Neural Network Compression by Approximate Differential Equivalence
Title: Compressing Neural Networks via Approximate Differential Equivalence
Abstract:
While magnitude-based pruning is the standard technique for reducing neural network size by eliminating parameters with low local importance, we introduce a complementary strategy that focuses on aggregating neurons exhibiting similar functional behaviors rather than deleting weights in isolation. In this approach, a trained network is first represented as a polynomial system of ordinary differential equations (ODEs). We then employ a lumping technique known as Approximate Forward Differential Equivalence to group neurons that demonstrate nearly identical induced dynamics. The degree of compression is governed by a single tolerance parameter, $\varepsilon$, which facilitates a smooth balance between the model’s compactness and its predictive performance.

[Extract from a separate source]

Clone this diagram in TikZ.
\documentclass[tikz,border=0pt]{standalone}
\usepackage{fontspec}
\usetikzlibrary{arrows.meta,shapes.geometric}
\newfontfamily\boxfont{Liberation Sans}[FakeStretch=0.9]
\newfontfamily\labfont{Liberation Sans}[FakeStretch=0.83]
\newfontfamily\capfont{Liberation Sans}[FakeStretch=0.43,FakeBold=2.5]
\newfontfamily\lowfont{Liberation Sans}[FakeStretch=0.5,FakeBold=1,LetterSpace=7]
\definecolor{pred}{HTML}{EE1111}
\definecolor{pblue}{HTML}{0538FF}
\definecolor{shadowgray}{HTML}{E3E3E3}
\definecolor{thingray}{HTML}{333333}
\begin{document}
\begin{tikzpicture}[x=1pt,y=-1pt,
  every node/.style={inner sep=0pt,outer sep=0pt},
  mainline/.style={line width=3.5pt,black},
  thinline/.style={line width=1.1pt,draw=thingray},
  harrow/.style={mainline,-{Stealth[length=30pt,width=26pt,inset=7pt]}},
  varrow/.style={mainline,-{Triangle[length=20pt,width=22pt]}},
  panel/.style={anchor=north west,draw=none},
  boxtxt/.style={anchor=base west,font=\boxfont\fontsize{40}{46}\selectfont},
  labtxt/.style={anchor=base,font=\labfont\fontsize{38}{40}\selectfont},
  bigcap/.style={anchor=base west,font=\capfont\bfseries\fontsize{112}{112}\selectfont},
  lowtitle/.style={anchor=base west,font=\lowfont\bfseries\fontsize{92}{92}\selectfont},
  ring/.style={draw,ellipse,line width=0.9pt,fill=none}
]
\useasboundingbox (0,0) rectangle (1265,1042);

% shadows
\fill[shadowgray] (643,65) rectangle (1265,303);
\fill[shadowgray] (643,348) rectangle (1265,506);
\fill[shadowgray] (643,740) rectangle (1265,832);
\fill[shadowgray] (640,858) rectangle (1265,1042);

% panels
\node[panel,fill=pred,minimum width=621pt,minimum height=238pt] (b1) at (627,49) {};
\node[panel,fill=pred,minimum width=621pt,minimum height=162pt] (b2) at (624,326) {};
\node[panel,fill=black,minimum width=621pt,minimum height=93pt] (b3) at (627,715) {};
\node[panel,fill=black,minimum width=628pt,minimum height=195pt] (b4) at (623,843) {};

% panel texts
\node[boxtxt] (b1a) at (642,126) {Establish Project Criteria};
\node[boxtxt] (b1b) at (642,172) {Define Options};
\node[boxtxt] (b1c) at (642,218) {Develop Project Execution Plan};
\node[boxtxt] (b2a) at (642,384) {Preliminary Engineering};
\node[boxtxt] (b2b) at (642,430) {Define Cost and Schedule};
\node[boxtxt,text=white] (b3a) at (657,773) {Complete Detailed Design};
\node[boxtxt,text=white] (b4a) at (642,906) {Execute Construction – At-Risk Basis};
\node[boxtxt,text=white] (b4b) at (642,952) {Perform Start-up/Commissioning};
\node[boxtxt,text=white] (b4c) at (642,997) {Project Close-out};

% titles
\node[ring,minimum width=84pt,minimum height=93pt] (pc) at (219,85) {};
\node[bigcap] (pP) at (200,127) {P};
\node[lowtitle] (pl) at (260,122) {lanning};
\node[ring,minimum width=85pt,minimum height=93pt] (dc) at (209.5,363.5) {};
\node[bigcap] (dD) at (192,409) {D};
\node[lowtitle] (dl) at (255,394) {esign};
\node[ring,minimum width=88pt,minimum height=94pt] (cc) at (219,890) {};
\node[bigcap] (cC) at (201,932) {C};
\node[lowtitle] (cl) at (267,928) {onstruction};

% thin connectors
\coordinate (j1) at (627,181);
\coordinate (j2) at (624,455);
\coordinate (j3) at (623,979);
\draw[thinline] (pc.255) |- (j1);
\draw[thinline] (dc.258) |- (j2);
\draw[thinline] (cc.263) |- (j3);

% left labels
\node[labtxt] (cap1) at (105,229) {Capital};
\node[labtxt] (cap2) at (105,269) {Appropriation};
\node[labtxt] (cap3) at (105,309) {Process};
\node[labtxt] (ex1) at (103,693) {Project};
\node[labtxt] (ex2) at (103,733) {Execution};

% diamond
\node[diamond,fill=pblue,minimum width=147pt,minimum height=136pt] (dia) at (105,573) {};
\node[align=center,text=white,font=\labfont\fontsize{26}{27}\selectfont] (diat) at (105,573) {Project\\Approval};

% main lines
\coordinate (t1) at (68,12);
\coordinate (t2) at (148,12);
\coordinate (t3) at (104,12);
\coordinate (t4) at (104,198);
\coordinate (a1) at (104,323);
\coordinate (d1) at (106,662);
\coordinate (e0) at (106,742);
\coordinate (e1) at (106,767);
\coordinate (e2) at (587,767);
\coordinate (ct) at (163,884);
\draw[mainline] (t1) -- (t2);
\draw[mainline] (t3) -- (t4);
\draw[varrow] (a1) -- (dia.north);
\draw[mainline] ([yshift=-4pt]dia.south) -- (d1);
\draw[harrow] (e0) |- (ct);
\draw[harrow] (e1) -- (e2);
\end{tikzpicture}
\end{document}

We tested this methodology on two fronts: synthetic datasets generated from nonlinear dynamical systems with known ground-truth behaviors, and standard public regression benchmarks. In both scenarios, our method delivered significant reductions in parameters without compromising accuracy. Furthermore, it consistently outperformed or matched magnitude-based pruning and the Wanda algorithm at comparable compression rates. These findings indicate that leveraging differential equivalence for aggregation offers a robust and principled alternative to traditional weight-centric pruning methods.